Thank you very much for this feedback.
I believe this will help us become more resilient. The only challenge is
i honestly do not know from where to begin.
- Do you have some documentation on how to do the above recommendation
from you platform so we can follow and implement? - Do you have trainings we can plan and pay for in order to make us
self sufficient? - Do you have a personnel who can walk through with us for the above
recommendation and how much would such a service cost.
The chatbot we are building and the services we are offering requires
alot of work and continous improvement and as people interact with it,
the more we get the traction and feedback we need to make it better. An
extended period of outage such as the one we have experienced has huge
negative impact on the traction we need as a team.
PLease advice on from where i can start.
Once again, thank you very much for this feedback
Regards
Thank you for the attempt.
Unfortuantely, the restart is still persistent.
Attached the logs
(Attachment okteto-rasa-log-file-02.log is missing)

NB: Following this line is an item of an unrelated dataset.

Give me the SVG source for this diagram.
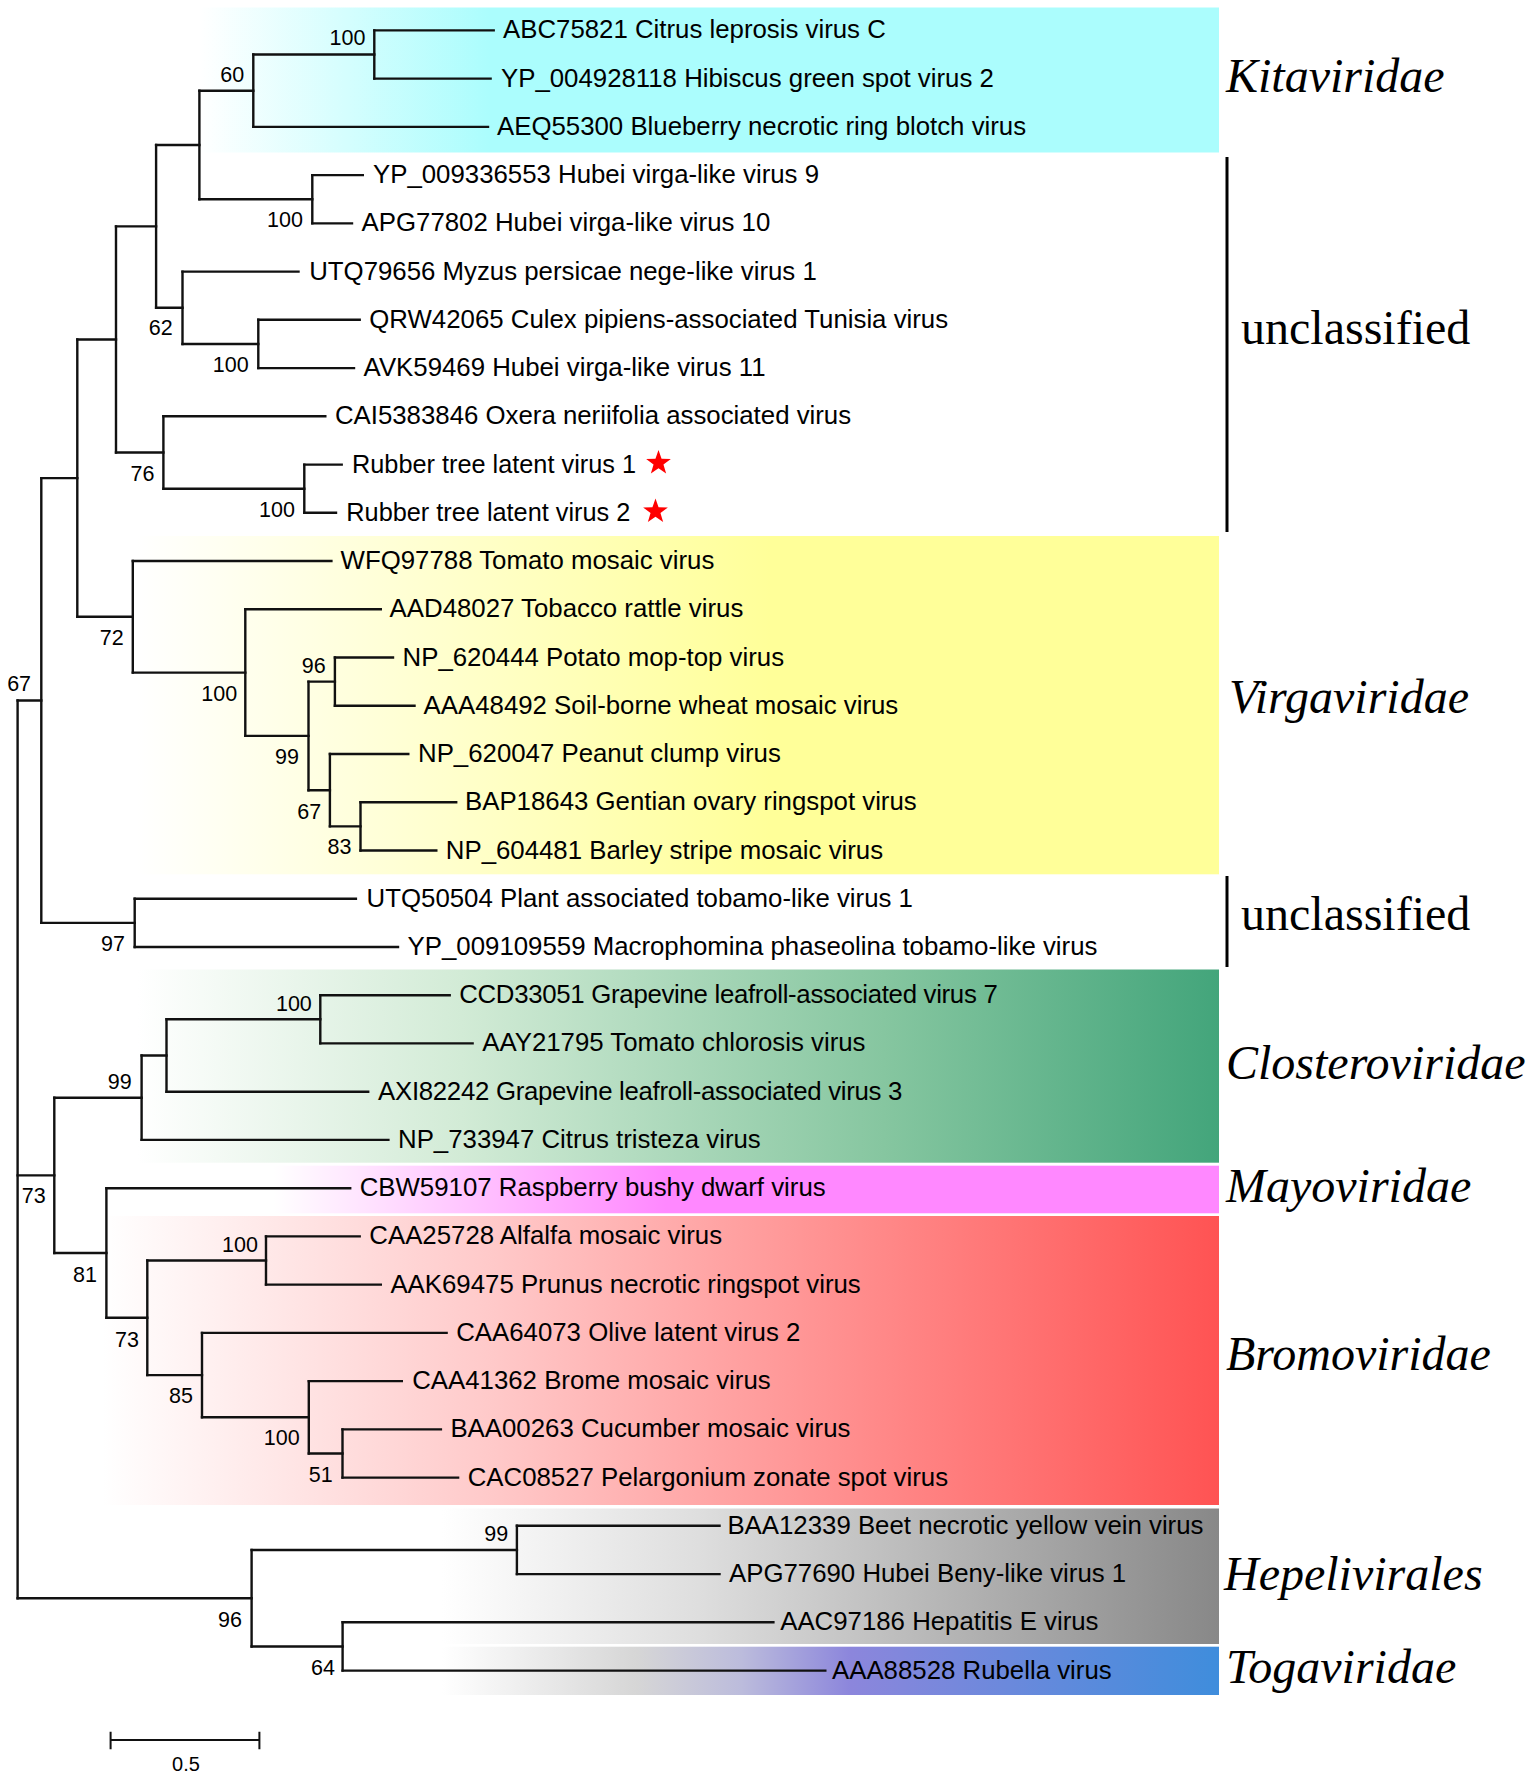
<svg xmlns="http://www.w3.org/2000/svg" xmlns:xlink="http://www.w3.org/1999/xlink" width="1535" height="1779" viewBox="0 0 1535 1779">
<style>
.br{stroke:#111;stroke-width:2.4;fill:none;stroke-linecap:square}
.tip{font-family:"Liberation Sans",Arial,sans-serif;font-size:25.8px;fill:#000}
.bs{font-family:"Liberation Sans",Arial,sans-serif;font-size:21.5px;fill:#000;text-anchor:middle}
.fam{font-family:"Liberation Serif","Times New Roman",serif;font-size:48px;fill:#000}
.it{font-style:italic}
.bar{stroke:#000;stroke-width:3;fill:none}
.star{fill:#ff0000}
</style>
<defs>
<linearGradient id="gKita" gradientUnits="userSpaceOnUse" x1="200" y1="0" x2="490" y2="0"><stop offset="0" stop-color="#ffffff"/><stop offset="1" stop-color="#abfdfd"/></linearGradient>
<linearGradient id="gVirga" gradientUnits="userSpaceOnUse" x1="137" y1="0" x2="770" y2="0"><stop offset="0" stop-color="#ffffff"/><stop offset="1" stop-color="#ffff99"/></linearGradient>
<linearGradient id="gClos" gradientUnits="userSpaceOnUse" x1="137" y1="0" x2="1219" y2="0"><stop offset="0" stop-color="#ffffff"/><stop offset="0.3" stop-color="#d2ebd6"/><stop offset="0.69" stop-color="#86c6a0"/><stop offset="1" stop-color="#43a57b"/></linearGradient>
<linearGradient id="gMayo" gradientUnits="userSpaceOnUse" x1="274" y1="0" x2="666" y2="0"><stop offset="0" stop-color="#ffffff"/><stop offset="1" stop-color="#ff88ff"/></linearGradient>
<linearGradient id="gBromo" gradientUnits="userSpaceOnUse" x1="103" y1="0" x2="1219" y2="0"><stop offset="0" stop-color="#ffffff"/><stop offset="0.35" stop-color="#ffc9c9"/><stop offset="0.7" stop-color="#ff8888"/><stop offset="1" stop-color="#ff5353"/></linearGradient>
<linearGradient id="gHep" gradientUnits="userSpaceOnUse" x1="442" y1="0" x2="1219" y2="0"><stop offset="0" stop-color="#ffffff"/><stop offset="0.33" stop-color="#dedede"/><stop offset="1" stop-color="#888888"/></linearGradient>
<linearGradient id="gToga" gradientUnits="userSpaceOnUse" x1="442" y1="0" x2="1219" y2="0"><stop offset="0" stop-color="#ffffff"/><stop offset="0.25" stop-color="#d6d6d6"/><stop offset="0.385" stop-color="#bcbcdc"/><stop offset="0.525" stop-color="#8c86dc"/><stop offset="1" stop-color="#3f8ddc"/></linearGradient>
<polygon id="starShape" points="0,-13 3.06,-4.21 12.36,-4.02 4.95,1.61 7.64,10.52 0,5.2 -7.64,10.52 -4.95,1.61 -12.36,-4.02 -3.06,-4.21"/>
</defs>
<rect width="1535" height="1779" fill="#ffffff"/>
<g id="clade-boxes">
<rect id="box-kitaviridae" x="200" y="7.5" width="1019" height="145" fill="url(#gKita)"/>
<rect id="box-virgaviridae" x="137" y="536" width="1082" height="338.3" fill="url(#gVirga)"/>
<rect id="box-closteroviridae" x="137" y="969.5" width="1082" height="193.2" fill="url(#gClos)"/>
<rect id="box-mayoviridae" x="274" y="1165.7" width="945" height="47.6" fill="url(#gMayo)"/>
<rect id="box-bromoviridae" x="103" y="1216" width="1116" height="289" fill="url(#gBromo)"/>
<rect id="box-hepelivirales" x="442" y="1508.5" width="777" height="135.5" fill="url(#gHep)"/>
<rect id="box-togaviridae" x="442" y="1646.7" width="777" height="48.3" fill="url(#gToga)"/>
</g>
<g id="connectors" class="br">
<path d="M374.3,30.4V78.6 M253.3,54.5V126.9 M312.3,175.1V223.4 M199.4,90.7V199.25 M258.3,319.8V368.1 M182.5,271.6V343.95 M156.1,145V307.8 M304.3,464.6V512.8 M163.4,416.3V488.7 M116,226.4V452.5 M334.9,657.5V705.8 M360.5,802.2V850.5 M329.9,754V826.35 M308.5,681.65V790.2 M245.3,609.3V735.9 M132.8,561V672.6 M77.3,339.45V616.8 M134.7,898.7V947 M41.3,478.1V922.85 M320.3,995.2V1043.4 M166.5,1019.3V1091.7 M141.6,1055.5V1139.9 M266,1236.4V1284.6 M342.5,1429.4V1477.6 M308.8,1381.1V1453.5 M202,1332.9V1417.3 M147.3,1260.5V1375.1 M106.4,1188.2V1317.8 M54.3,1097.7V1253 M516.9,1525.8V1574.1 M342.6,1622.3V1670.6 M251.6,1550V1646.5 M17.6,700.5V1598.2"/>
<path d="M253.3,54.5H374.3 M199.4,90.7H253.3 M199.4,199.25H312.3 M156.1,145H199.4 M182.5,343.95H258.3 M156.1,307.8H182.5 M116,226.4H156.1 M163.4,488.7H304.3 M116,452.5H163.4 M77.3,339.45H116 M308.5,681.65H334.9 M329.9,826.35H360.5 M308.5,790.2H329.9 M245.3,735.9H308.5 M132.8,672.6H245.3 M77.3,616.8H132.8 M41.3,478.1H77.3 M41.3,922.85H134.7 M17.6,700.5H41.3 M166.5,1019.3H320.3 M141.6,1055.5H166.5 M54.3,1097.7H141.6 M147.3,1260.5H266 M308.8,1453.5H342.5 M202,1417.3H308.8 M147.3,1375.1H202 M106.4,1317.8H147.3 M54.3,1253H106.4 M17.6,1175.35H54.3 M251.6,1550H516.9 M251.6,1646.5H342.6 M17.6,1598.2H251.6"/>
<path d="M374.3,30.4H493.7 M374.3,78.6H490.6 M253.3,126.9H488 M312.3,175.1H362.8 M312.3,223.4H352 M182.5,271.6H298.5 M258.3,319.8H359.7 M258.3,368.1H354 M163.4,416.3H325.3 M304.3,464.6H341.7 M304.3,512.8H336 M132.8,561H331.4 M245.3,609.3H380.8 M334.9,657.5H393 M334.9,705.8H414.5 M329.9,754H408.3 M360.5,802.2H456.2 M360.5,850.5H436.3 M134.7,898.7H355.9 M134.7,947H398 M320.3,995.2H449.7 M320.3,1043.4H472.6 M166.5,1091.7H368.2 M141.6,1139.9H388.4 M106.4,1188.2H350.2 M266,1236.4H359.7 M266,1284.6H380.8 M202,1332.9H446.6 M308.8,1381.1H401.8 M342.5,1429.4H440.9 M342.5,1477.6H458.1 M516.9,1525.8H719.5 M516.9,1574.1H719.5 M342.6,1622.3H773.4 M342.6,1670.6H825.3"/>
</g>
<g id="tips" class="tip">
<g id="tip-ABC75821"><text x="503" y="38.4">ABC75821 Citrus leprosis virus C</text></g>
<g id="tip-YP_004928118"><text x="501" y="86.6">YP_004928118 Hibiscus green spot virus 2</text></g>
<g id="tip-AEQ55300"><text x="497" y="134.9">AEQ55300 Blueberry necrotic ring blotch virus</text></g>
<g id="tip-YP_009336553"><text x="373" y="183.1">YP_009336553 Hubei virga-like virus 9</text></g>
<g id="tip-APG77802"><text x="361.6" y="231.4">APG77802 Hubei virga-like virus 10</text></g>
<g id="tip-UTQ79656"><text x="309.2" y="279.6">UTQ79656 Myzus persicae nege-like virus 1</text></g>
<g id="tip-QRW42065"><text x="369.3" y="327.8">QRW42065 Culex pipiens-associated Tunisia virus</text></g>
<g id="tip-AVK59469"><text x="363.6" y="376.1">AVK59469 Hubei virga-like virus 11</text></g>
<g id="tip-CAI5383846"><text x="334.9" y="424.3">CAI5383846 Oxera neriifolia associated virus</text></g>
<g id="tip-RTLV1"><text x="352" y="472.6" textLength="284" lengthAdjust="spacingAndGlyphs">Rubber tree latent virus 1</text><use xlink:href="#starShape" class="star" x="658.5" y="463"/></g>
<g id="tip-RTLV2"><text x="346.3" y="520.8" textLength="284" lengthAdjust="spacingAndGlyphs">Rubber tree latent virus 2</text><use xlink:href="#starShape" class="star" x="655.5" y="511.5"/></g>
<g id="tip-WFQ97788"><text x="340.6" y="569">WFQ97788 Tomato mosaic virus</text></g>
<g id="tip-AAD48027"><text x="389.6" y="617.3">AAD48027 Tobacco rattle virus</text></g>
<g id="tip-NP_620444"><text x="402.6" y="665.5">NP_620444 Potato mop-top virus</text></g>
<g id="tip-AAA48492"><text x="423.6" y="713.8">AAA48492 Soil-borne wheat mosaic virus</text></g>
<g id="tip-NP_620047"><text x="418" y="762">NP_620047 Peanut clump virus</text></g>
<g id="tip-BAP18643"><text x="465" y="810.2">BAP18643 Gentian ovary ringspot virus</text></g>
<g id="tip-NP_604481"><text x="445.8" y="858.5">NP_604481 Barley stripe mosaic virus</text></g>
<g id="tip-UTQ50504"><text x="366.6" y="906.7">UTQ50504 Plant associated tobamo-like virus 1</text></g>
<g id="tip-YP_009109559"><text x="407.6" y="955">YP_009109559 Macrophomina phaseolina tobamo-like virus</text></g>
<g id="tip-CCD33051"><text x="459.2" y="1003.2" letter-spacing="-0.3">CCD33051 Grapevine leafroll-associated virus 7</text></g>
<g id="tip-AAY21795"><text x="482.2" y="1051.4">AAY21795 Tomato chlorosis virus</text></g>
<g id="tip-AXI82242"><text x="378.1" y="1099.7" letter-spacing="-0.3">AXI82242 Grapevine leafroll-associated virus 3</text></g>
<g id="tip-NP_733947"><text x="398" y="1147.9">NP_733947 Citrus tristeza virus</text></g>
<g id="tip-CBW59107"><text x="359.7" y="1196.2">CBW59107 Raspberry bushy dwarf virus</text></g>
<g id="tip-CAA25728"><text x="369.3" y="1244.4">CAA25728 Alfalfa mosaic virus</text></g>
<g id="tip-AAK69475"><text x="390.4" y="1292.6">AAK69475 Prunus necrotic ringspot virus</text></g>
<g id="tip-CAA64073"><text x="456.2" y="1340.9">CAA64073 Olive latent virus 2</text></g>
<g id="tip-CAA41362"><text x="412.2" y="1389.1">CAA41362 Brome mosaic virus</text></g>
<g id="tip-BAA00263"><text x="450.4" y="1437.4">BAA00263 Cucumber mosaic virus</text></g>
<g id="tip-CAC08527"><text x="467.7" y="1485.6">CAC08527 Pelargonium zonate spot virus</text></g>
<g id="tip-BAA12339"><text x="727.4" y="1533.8">BAA12339 Beet necrotic yellow vein virus</text></g>
<g id="tip-APG77690"><text x="729" y="1582.1">APG77690 Hubei Beny-like virus 1</text></g>
<g id="tip-AAC97186"><text x="780.2" y="1630.3">AAC97186 Hepatitis E virus</text></g>
<g id="tip-AAA88528"><text x="832" y="1678.6">AAA88528 Rubella virus</text></g>
</g>
<g id="internal-nodes" class="bs">
<g id="n-kita100"><text x="347.5" y="45">100</text></g>
<g id="n-60"><text x="232.3" y="81.5">60</text></g>
<g id="n-hubei100"><text x="285" y="227.1">100</text></g>
<g id="n-62"><text x="160.7" y="335.4">62</text></g>
<g id="n-culex100"><text x="230.8" y="371.8">100</text></g>
<g id="n-76"><text x="142.4" y="480.7">76</text></g>
<g id="n-rubber100"><text x="277" y="516.5">100</text></g>
<g id="n-72"><text x="111.7" y="645.2">72</text></g>
<g id="n-virga100"><text x="219.3" y="700.8">100</text></g>
<g id="n-96"><text x="313.8" y="672.5">96</text></g>
<g id="n-99v"><text x="287" y="764.2">99</text></g>
<g id="n-67v"><text x="309.2" y="818.5">67</text></g>
<g id="n-83"><text x="339.5" y="854.2">83</text></g>
<g id="n-97"><text x="112.9" y="950.8">97</text></g>
<g id="n-67"><text x="19.1" y="690.8">67</text></g>
<g id="n-clos100"><text x="293.9" y="1010.8">100</text></g>
<g id="n-99c"><text x="119.8" y="1088.5">99</text></g>
<g id="n-73"><text x="33.7" y="1202.5">73</text></g>
<g id="n-81"><text x="85" y="1281.5">81</text></g>
<g id="n-bromo100a"><text x="240" y="1251.5">100</text></g>
<g id="n-73b"><text x="127" y="1346.5">73</text></g>
<g id="n-85"><text x="181" y="1403.2">85</text></g>
<g id="n-bromo100b"><text x="281.7" y="1445.2">100</text></g>
<g id="n-51"><text x="320.7" y="1481.8">51</text></g>
<g id="n-99h"><text x="496.3" y="1540.8">99</text></g>
<g id="n-96h"><text x="230" y="1626.8">96</text></g>
<g id="n-64"><text x="323" y="1674.8">64</text></g>
</g>
<g id="clade-labels">
<g id="lab-kitaviridae"><text class="fam it" x="1226" y="92">Kitaviridae</text></g>
<g id="lab-unclassified1"><line class="bar" x1="1227" y1="157" x2="1227" y2="532"/><text class="fam" x="1241" y="344">unclassified</text></g>
<g id="lab-virgaviridae"><text class="fam it" x="1229" y="713">Virgaviridae</text></g>
<g id="lab-unclassified2"><line class="bar" x1="1227" y1="876" x2="1227" y2="967"/><text class="fam" x="1241" y="930">unclassified</text></g>
<g id="lab-closteroviridae"><text class="fam it" x="1226" y="1079">Closteroviridae</text></g>
<g id="lab-mayoviridae"><text class="fam it" x="1226" y="1202">Mayoviridae</text></g>
<g id="lab-bromoviridae"><text class="fam it" x="1226" y="1370">Bromoviridae</text></g>
<g id="lab-hepelivirales"><text class="fam it" x="1224" y="1590">Hepelivirales</text></g>
<g id="lab-togaviridae"><text class="fam it" x="1226" y="1683">Togaviridae</text></g>
</g>
<g id="scale-bar">
<path d="M110.6,1740H259.4 M110.6,1731.7V1749.3 M259.4,1731.7V1749.3" stroke="#111" stroke-width="2" fill="none"/>
<text x="186" y="1771" font-family="Liberation Sans, Arial, sans-serif" font-size="20" text-anchor="middle">0.5</text>
</g>
</svg>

I have great news that after rebuilding and restarting the pod, it took
long but now the issue is resolved.
Forgive me for the annoyance and persistence and take my sincere
appreciation for your support.
Thank you.
We don’t offer those services, since we are not experts on building RASA bots. Have you tried to reach out to the RASA community? The stuff mentioned are good practices when building Cloud services, there is nothing Okteto-specific about those.
One place to start is to use separate namespaces for the different phases of Development. Have one namespace per developer, another for training the model, etc. This will help you mitigate any failures, and prevent them from propagating to the next development stage.
Overall, is a bad practice to make your development environment available to your end users. We always recommend to our users use Okteto for all their development and testing needs, and then use something like Google Cloud or AWS for their production needs. Based on what you describe above, it sounds like you are mixing your development vs production requirements.